One cannot look at the images of these ancient monuments without wondering, why? They are scattered around star systems with a kind of haphazard glee, left in places where, their creators surely knew, no one was ever likely to see them. They are magnificent pieces of art, the silver pyramid orbiting a terrestrial—though lifeless—world in the Sirius system, the black cluster of crystal spheres and cones rising out of the snows at the south pole of Armis V, the great transparent Cube at Arcturus. The sculpted figure, believed to be a self-portrait, on Iapetus.

Akim Shenoba, in his prizewinning analysis, “Symbiotica,” argues that mental development necessarily implies an appreciation for art, a passion for mathematics, a need to know how one came to exist. The Great Monuments, he thinks, demonstrate an angry reaction, an act of defiance, by a single species against an empty universe. He tells us that their existence implies that minds, wherever they are found, will be similar. That, in the end, there will be no true aliens.

I respectfully disagree.

I cannot imagine humans writing symphonies they suspect would never be played. Novels that would never be read. Or wandering around the Orion Arm, leaving titanic sculptures that no one would ever see.
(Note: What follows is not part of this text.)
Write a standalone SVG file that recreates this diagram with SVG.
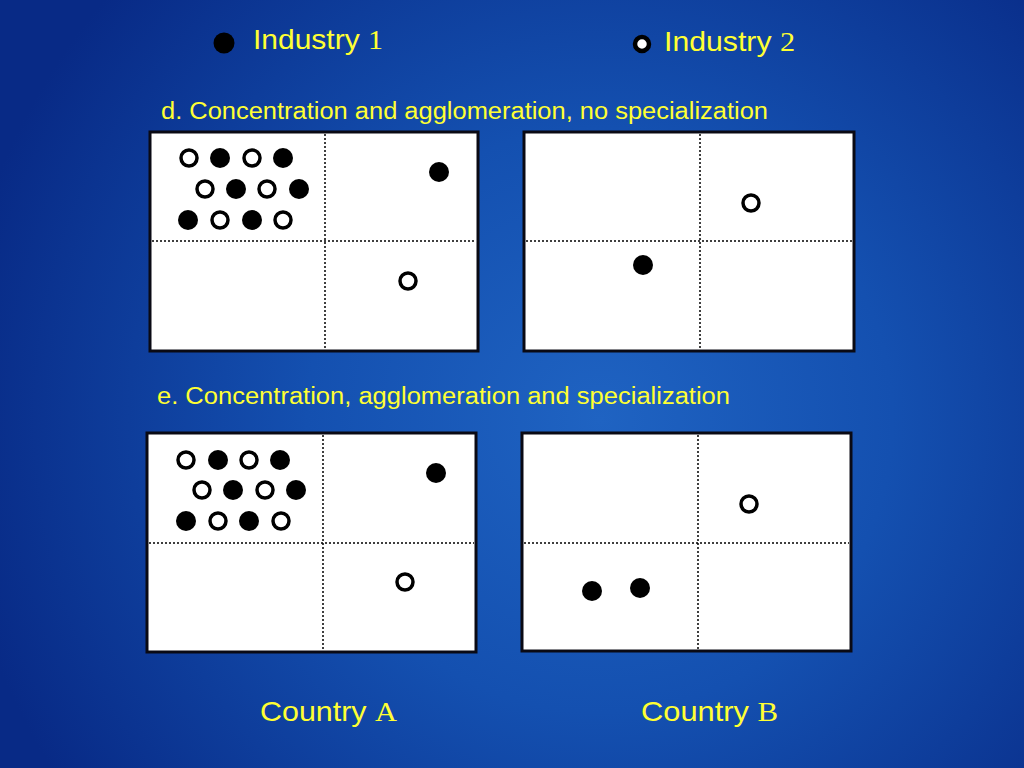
<svg xmlns="http://www.w3.org/2000/svg" width="1024" height="768" viewBox="0 0 1024 768">
<defs>
<radialGradient id="bg" cx="600" cy="420" r="650" gradientUnits="userSpaceOnUse">
<stop offset="0" stop-color="#1f63c2"/>
<stop offset="0.45" stop-color="#1450b0"/>
<stop offset="1" stop-color="#082a86"/>
</radialGradient>
<style>
.box{fill:#ffffff;stroke:#0a0a14;stroke-width:3}
.div{stroke:#000;stroke-width:1.5;stroke-dasharray:2 2;fill:none}
.f{fill:#000}
.o{fill:#fff;stroke:#000;stroke-width:3.5}
.t{fill:#ffff33;font-family:"Liberation Sans",Arial,sans-serif}
.tm{font-family:"Liberation Serif","Times New Roman",serif}
</style>
</defs>
<rect width="1024" height="768" fill="url(#bg)"/>

<g id="legend">
<circle class="f" cx="224" cy="43" r="10.5"/>
<text class="t" x="253" y="49" font-size="28" textLength="130" lengthAdjust="spacingAndGlyphs">Industry <tspan class="tm">1</tspan></text>
<circle cx="642" cy="44" r="7" fill="#fff" stroke="#000" stroke-width="4.5"/>
<text class="t" x="664" y="51" font-size="28" textLength="131" lengthAdjust="spacingAndGlyphs">Industry <tspan class="tm">2</tspan></text>
</g>

<text class="t" x="161" y="119" font-size="23.5" textLength="607" lengthAdjust="spacingAndGlyphs">d. Concentration and agglomeration, no specialization</text>
<text class="t" x="157" y="404" font-size="23" textLength="573" lengthAdjust="spacingAndGlyphs">e. Concentration, agglomeration and specialization</text>

<g id="d-countryA">
<rect class="box" x="150" y="132" width="328" height="219"/>
<line class="div" x1="325" y1="134" x2="325" y2="349"/>
<line class="div" x1="152" y1="241" x2="476" y2="241"/>
<circle class="o" cx="189" cy="158" r="8"/>
<circle class="f" cx="220" cy="158" r="10"/>
<circle class="o" cx="252" cy="158" r="8"/>
<circle class="f" cx="283" cy="158" r="10"/>
<circle class="o" cx="205" cy="189" r="8"/>
<circle class="f" cx="236" cy="189" r="10"/>
<circle class="o" cx="267" cy="189" r="8"/>
<circle class="f" cx="299" cy="189" r="10"/>
<circle class="f" cx="188" cy="220" r="10"/>
<circle class="o" cx="220" cy="220" r="8"/>
<circle class="f" cx="252" cy="220" r="10"/>
<circle class="o" cx="283" cy="220" r="8"/>
<circle class="f" cx="439" cy="172" r="10"/>
<circle class="o" cx="408" cy="281" r="8"/>
</g>

<g id="d-countryB">
<rect class="box" x="524" y="132" width="330" height="219"/>
<line class="div" x1="700" y1="134" x2="700" y2="349"/>
<line class="div" x1="526" y1="241" x2="852" y2="241"/>
<circle class="o" cx="751" cy="203" r="8"/>
<circle class="f" cx="643" cy="265" r="10"/>
</g>

<g id="e-countryA">
<rect class="box" x="147" y="433" width="329" height="219"/>
<line class="div" x1="323" y1="435" x2="323" y2="650"/>
<line class="div" x1="149" y1="543" x2="474" y2="543"/>
<circle class="o" cx="186" cy="460" r="8"/>
<circle class="f" cx="218" cy="460" r="10"/>
<circle class="o" cx="249" cy="460" r="8"/>
<circle class="f" cx="280" cy="460" r="10"/>
<circle class="o" cx="202" cy="490" r="8"/>
<circle class="f" cx="233" cy="490" r="10"/>
<circle class="o" cx="265" cy="490" r="8"/>
<circle class="f" cx="296" cy="490" r="10"/>
<circle class="f" cx="186" cy="521" r="10"/>
<circle class="o" cx="218" cy="521" r="8"/>
<circle class="f" cx="249" cy="521" r="10"/>
<circle class="o" cx="281" cy="521" r="8"/>
<circle class="f" cx="436" cy="473" r="10"/>
<circle class="o" cx="405" cy="582" r="8"/>
</g>

<g id="e-countryB">
<rect class="box" x="522" y="433" width="329" height="218"/>
<line class="div" x1="698" y1="435" x2="698" y2="649"/>
<line class="div" x1="524" y1="543" x2="849" y2="543"/>
<circle class="o" cx="749" cy="504" r="8"/>
<circle class="f" cx="592" cy="591" r="10"/>
<circle class="f" cx="640" cy="588" r="10"/>
</g>

<text class="t" x="260" y="721" font-size="28" textLength="137" lengthAdjust="spacingAndGlyphs">Country <tspan class="tm">A</tspan></text>
<text class="t" x="641" y="721" font-size="28" textLength="137" lengthAdjust="spacingAndGlyphs">Country <tspan class="tm">B</tspan></text>
</svg>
—Soli Chung, Lost in Time, 2194

Chapter 3

THE RIDE TO Lalande 21185 took a long thirty hours. Priscilla got no sleep to speak of and developed a seething anger that the authorities at Union hadn’t told them more. How did they know there was a bomb? How many people were on board the Gremlin? Had they succeeded in warning the pilot?

“Relax,” Jake told her. “We can’t do anything until we get there. There’s a decent chance it’s all a false alarm anyhow. Consider it part of the certification process. If you get your license, there’ll be other emergencies. Nothing matters more than how you respond when things go wrong.”

She got the message.

 * * *

PRISCILLA HAD SPENT the morning reading while Jake watched a romantic comedy with himself in the starring role. Then they decided to do a virtual tour of the pyramids, which evolved into a round of the game That’s My Mummy. They were near the end when Benny froze it and sounded a few notes from “Love in the Dark” to gain their attention. “Captain Hutchins,” he said, “we are five minutes from transiting back into normal space.”

Priscilla had cornered Jake’s Egyptologist and was about to finish him off. “Give up?” she asked.

“His prospects aren’t good, are they?” He shrugged, threw up his hands, and switched the system off. They started for the bridge. Tawny, a cat they’d rescued earlier in the flight, appeared from somewhere and began following her. She paused to gather her into her arms. “You guys have really bonded, haven’t you?” said Jake.